## Problem to solve
Scan the data. Collect each line that contains the word "this".

## Dataset excerpts

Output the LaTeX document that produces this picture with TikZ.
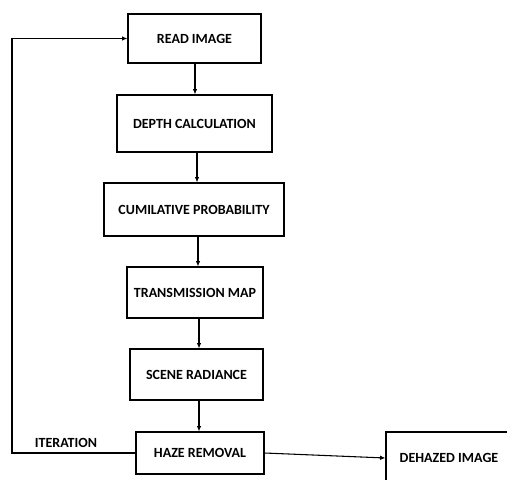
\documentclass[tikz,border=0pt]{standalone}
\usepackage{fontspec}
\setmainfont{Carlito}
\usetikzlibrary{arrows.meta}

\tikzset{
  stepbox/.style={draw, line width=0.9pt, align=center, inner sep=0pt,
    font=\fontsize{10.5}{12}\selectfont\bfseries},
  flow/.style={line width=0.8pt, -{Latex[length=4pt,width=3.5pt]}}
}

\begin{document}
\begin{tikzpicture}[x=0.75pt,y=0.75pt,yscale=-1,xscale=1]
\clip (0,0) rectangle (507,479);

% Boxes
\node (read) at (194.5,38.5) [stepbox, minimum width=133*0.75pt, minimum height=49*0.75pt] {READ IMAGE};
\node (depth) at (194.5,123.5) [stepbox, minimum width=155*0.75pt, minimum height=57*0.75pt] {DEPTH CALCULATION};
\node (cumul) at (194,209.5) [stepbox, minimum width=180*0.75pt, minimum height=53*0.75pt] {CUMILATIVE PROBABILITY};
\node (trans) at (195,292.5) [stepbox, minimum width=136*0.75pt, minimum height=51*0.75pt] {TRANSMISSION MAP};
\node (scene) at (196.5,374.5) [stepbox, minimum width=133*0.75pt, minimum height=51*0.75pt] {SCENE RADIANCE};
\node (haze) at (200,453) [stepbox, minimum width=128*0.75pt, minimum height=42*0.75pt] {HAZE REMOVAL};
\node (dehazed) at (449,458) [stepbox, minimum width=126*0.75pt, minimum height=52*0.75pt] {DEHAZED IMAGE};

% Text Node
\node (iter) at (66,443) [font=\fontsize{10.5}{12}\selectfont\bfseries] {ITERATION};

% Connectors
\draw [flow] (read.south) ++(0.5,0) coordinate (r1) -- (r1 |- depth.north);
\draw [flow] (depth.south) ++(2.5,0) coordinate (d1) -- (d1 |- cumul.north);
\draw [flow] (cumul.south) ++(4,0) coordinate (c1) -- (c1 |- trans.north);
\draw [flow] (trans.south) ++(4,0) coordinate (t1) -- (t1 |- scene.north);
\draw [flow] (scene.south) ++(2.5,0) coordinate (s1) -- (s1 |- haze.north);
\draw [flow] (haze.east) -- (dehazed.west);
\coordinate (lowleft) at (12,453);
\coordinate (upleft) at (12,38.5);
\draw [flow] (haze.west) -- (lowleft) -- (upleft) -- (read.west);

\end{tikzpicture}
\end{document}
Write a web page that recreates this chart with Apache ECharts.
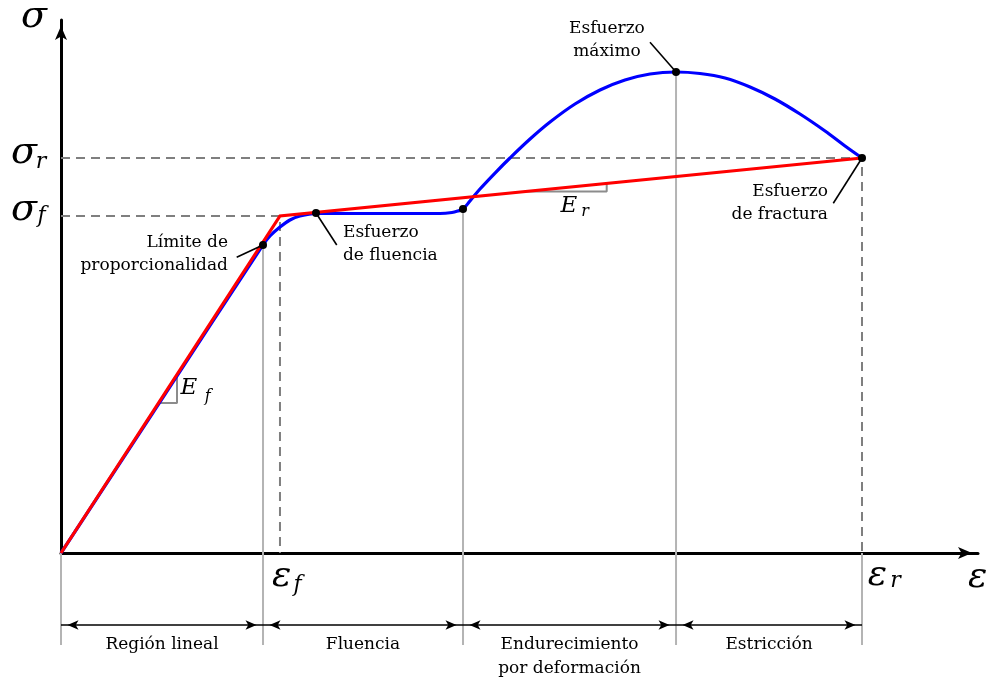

## Result of the exercise
Output the LaTeX document that produces this picture with TikZ.
Write a web page that recreates this chart with Apache ECharts.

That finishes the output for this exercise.